Die Premier League ist sportlich und wirtschaftlich führend auf der Welt, aber der englische Fußball profitiert davon allenfalls auf Klubebene. Das viele Geld ausländischer Investoren wird vor allem für ausländisches Personal verwendet. Beim FC Arsenal lässt Arsene Wenger oft ohne einen einzigen Engländer spielen. Englands auffälligster Spieler war am Mittwoch Shaun Wright-Phillips. Der Stürmer, gegen Deutschland zum „Man of the Match“ gewählt, sitzt in Chelsea angesichts der Konkurrenz von Didier Drogba und Andrej Schewtschenko auf der Bank.

Die englischen Stammspieler hingegen werden in 38 Ligaspielen sowie diversen nationalen und internationalen Pokalwettbewerben so hart gefordert, dass sie die Länderspiele zur Rehabilitation nutzen müssen. Frank Lampard etwa hat sich in Chelsea zum Weltstar entwickelt, in der Nationalmannschaft ist er ein Mitläufer. Das sind zwei Probleme, die einander nur scheinbar ausschließen. Die einen spielen zu viel, die anderen zu wenig.

Die englische Anhängerschaft ist drauf und dran, die Nationalmannschaft aufzugeben. Was ist aus der alten Heimstärke geworden, aus der Festung Wembley? Im ersten Spiel im neuen Nationalstadion reichte es gegen Brasilien noch zu einem 1:1, schon das zweite gegen Deutschland ging verloren. In Scharen verließen die Fans eine Viertelstunde vor Schluss das Stadion. Undenkbar bei einem Ligaspiel in Anfield, Old Trafford oder White Hart Lane. Der Kommentator der „Daily Mail“ rätselte, wie es sein konnte, dass die deutschen Zuschauer sogar das Wettsingen gegen die überwältigende Mehrheit der Engländer gewannen.

Liga und Nationalmannschaft driften in allen großen Fußballländern auseinander. Diese Kluft zu schließen, bedarf starker Persönlichkeiten. Jürgen Klinsmann hat das unter dem Eindruck der missratenen EM 2004 in Portugal geschafft. Gegen erheblichen Widerstand der Bundesligaklubs, der erst im Lauf der erfolgreichen Weltmeisterschaft in sich zusammenfiel. Mit seinem Einsatz erst hat Klinsmann das neue Miteinander von Liga und Verband geschaffen, das seinem Nachfolger Joachim Löw professionelles Arbeiten ermöglicht.

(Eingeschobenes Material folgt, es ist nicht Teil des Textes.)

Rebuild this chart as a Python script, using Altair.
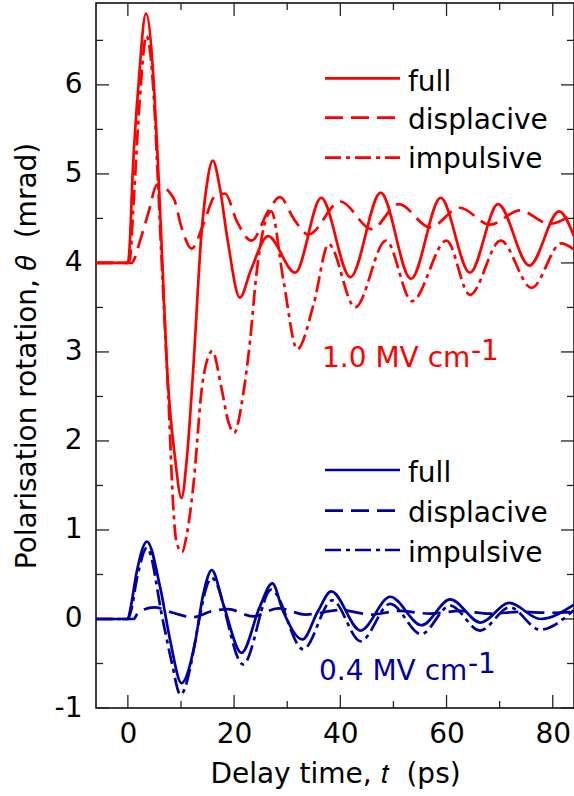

Englands Nationalmannschaft wird verwaltet von einem Mann, den die Klubs nicht schätzen, sondern dulden, weil er ihnen nicht gefährlich wird. Vor dem Spiel gegen Deutschland wurde Steve McClaren eine Trainingseinheit zugestanden. Dieses Spiel war der letzte Test vor dem überlebenswichtigen Europameisterschafts-Qualifikationsspiel gegen Israel. McClaren würfelte alles und jeden bunt durcheinander. Auch der Liverpooler Peter Crouch wurde eine halbe Stunde lang getestet, obwohl der gegen Israel gesperrt ist. Als Torhüter der Zukunft präsentierte der Trainer zur zweiten Halbzeit den längst aussortierten David James, 37 Jahre jung, Spitzname Calamity-James.

Kann man sich Joachim Löw vorstellen, wie er Oliver Kahn um ein Comeback bittet?